Down in the Dumps of Melancholy

    From Dostoevsky’s patricides to Isaac Babel’s twist endings that usually involve a brutally murdered Polish villager, the Russian canon is famous for being “depressing.” This stereotype — coupled with beliefs about an abundance of vodka, everlasting winters and Vladimir Putin — paint the country as a place where gloominess is all but inevitable. In Soviet Russia, depression has you, and so on.

    The stereotype isn’t wholly an example of Americans being culturally foolish either: In a University of Michigan paper, researchers Igor Grossmann and Ethan Kross, called Russia a “clinically masochistic” culture because of evidence that Russians tend to ruminate, or think obsessively, about negative things far more than Americans and other western Europeans. Since we take it for granted that fixating on downsides doesn’t lead to a cheerful outlook, it’s no surprise that psychologists pinpoint rumination as a cause of depression.

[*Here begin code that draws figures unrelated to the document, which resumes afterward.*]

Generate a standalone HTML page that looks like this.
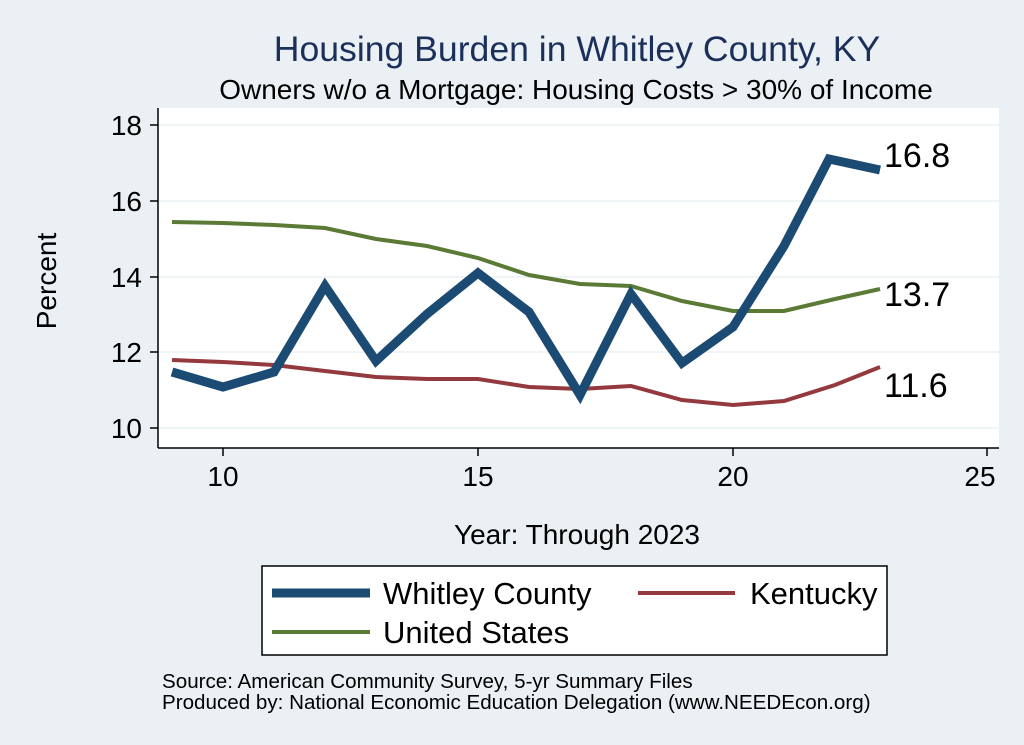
<!DOCTYPE html>
<html><head><style>
body{margin:0;background:#e9eff3;}
svg{display:block;font-family:"Liberation Sans",Arial,sans-serif;}
</style></head><body>
<svg width="1024" height="745" viewBox="0 0 1024 745" xmlns="http://www.w3.org/2000/svg">
<rect width="1024" height="745" fill="#eaf0f3"/>
<rect x="158" y="108" width="841" height="340" fill="#ffffff"/>
<text x="577" y="61" text-anchor="middle" font-size="35.6" fill="#1a2f5a">Housing Burden in Whitley County, KY</text>
<text x="576" y="99" text-anchor="middle" font-size="28" fill="#000">Owners w/o a Mortgage: Housing Costs &gt; 30% of Income</text>
<g stroke="#eaf0f3" stroke-width="1.5">
<line x1="158" y1="125" x2="999" y2="125"/><line x1="158" y1="201" x2="999" y2="201"/>
<line x1="158" y1="277" x2="999" y2="277"/><line x1="158" y1="352" x2="999" y2="352"/>
<line x1="158" y1="428" x2="999" y2="428"/>
</g>
<g stroke="#000" stroke-width="1.5">
<line x1="158" y1="108" x2="158" y2="448"/><line x1="158" y1="448" x2="999" y2="448"/>
<line x1="150" y1="125" x2="158" y2="125"/><line x1="150" y1="201" x2="158" y2="201"/>
<line x1="150" y1="277" x2="158" y2="277"/><line x1="150" y1="352" x2="158" y2="352"/>
<line x1="150" y1="428" x2="158" y2="428"/>
<line x1="223" y1="448" x2="223" y2="456"/><line x1="478" y1="448" x2="478" y2="456"/>
<line x1="733" y1="448" x2="733" y2="456"/><line x1="987" y1="448" x2="987" y2="456"/>
</g>
<g font-size="28" text-anchor="end"><text x="142" y="135">18</text><text x="142" y="211">16</text><text x="142" y="287">14</text><text x="142" y="362">12</text><text x="142" y="438">10</text></g>
<g font-size="28" text-anchor="middle"><text x="223" y="486">10</text><text x="478" y="486">15</text><text x="733" y="486">20</text><text x="980" y="486">25</text></g>
<text transform="translate(56,281) rotate(-90)" text-anchor="middle" font-size="28">Percent</text>
<text x="577" y="544" text-anchor="middle" font-size="28">Year: Through 2023</text>
<polyline fill="none" stroke="#5a7a35" stroke-width="4" points="172,222 223,223 274,225 325,228 376,239 427,246 478,258 529,275 580,284 631,286 682,301 733,311 784,311 835,299 880,289"/>
<polyline fill="none" stroke="#94393d" stroke-width="4" points="172,360 223,362 274,365 325,371 376,377 427,379 478,379 529,387 580,389 631,386 682,400 733,405 784,401 835,385 880,367"/>
<polyline fill="none" stroke="#1b4b73" stroke-width="9" stroke-linejoin="miter" points="172,372 223,387 274,372 325,286 376,361 427,314 478,273 529,312 580,395 631,294 682,363 733,327 784,246 829,159 880,170"/>
<g font-size="34"><text x="884" y="167">16.8</text><text x="884" y="306">13.7</text><text x="884" y="397">11.6</text></g>
<rect x="262" y="566" width="625" height="89" fill="#fff" stroke="#000" stroke-width="1.5"/>
<line x1="272" y1="593" x2="370" y2="593" stroke="#1b4b73" stroke-width="9"/>
<text x="383" y="604" font-size="31">Whitley County</text>
<line x1="638" y1="593" x2="735" y2="593" stroke="#94393d" stroke-width="4"/>
<text x="750" y="604" font-size="31">Kentucky</text>
<line x1="272" y1="632" x2="370" y2="632" stroke="#5a7a35" stroke-width="4"/>
<text x="383" y="643" font-size="31">United States</text>
<text x="162" y="688" font-size="20.6">Source: American Community Survey, 5-yr Summary Files</text>
<text x="162" y="709" font-size="20.6">Produced by: National Economic Education Delegation (www.NEEDEcon.org)</text>
</svg>
</body></html>
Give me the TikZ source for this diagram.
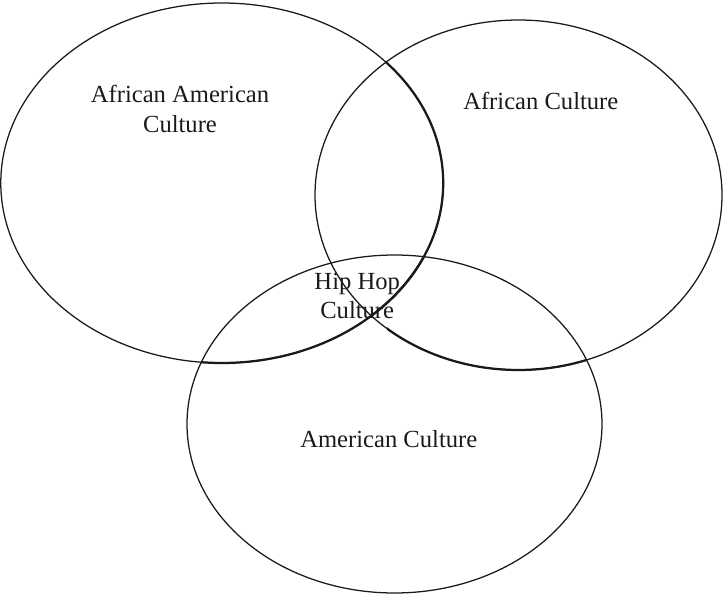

    But Grossmann and Kross went one step farther and tried to answer a simple question: Does all this brooding actually make Russians more depressed? Short answer: No. The long answer has interesting insights into the nature of self-reflection.

    In their experiment, the researchers first asked Russian and American participants to read stories about a series of characters and then pick the one with whom they most identified. Confirming the stereotype, Russians overwhelmingly identified with the character who thought the most about her problems. But the researchers also found that these ultra-analytical Russians weren’t necessarily more depressed, due to basic differences in how the two ruminated.

    When Americans dwell on unpleasant situations, we usually do so from a first-person perspective, reliving it, and experiencing all the unpleasant emotions we already felt the first time. Russians ruminate on unpleasant situations more often but do so from a more detached perspective. Their style of brooding is more like watching a film reel, analyzing things as if that happened to someone else and dissecting the situation. This type of emotional detachment, or self-distance, helped the Russian participants learn more from their ruminations, feel fewer negative emotions and avoid blaming someone else for the situation.

    Of course, this research doesn’t help much when one is agonizing over murdering an old woman for the lulz, but for the rest of us who haven’t committed murder, the take away is oddly comforting: It’s not necessarily thinking about bad things that will get you down, it’s thinking about them from an overly self-involved perspective.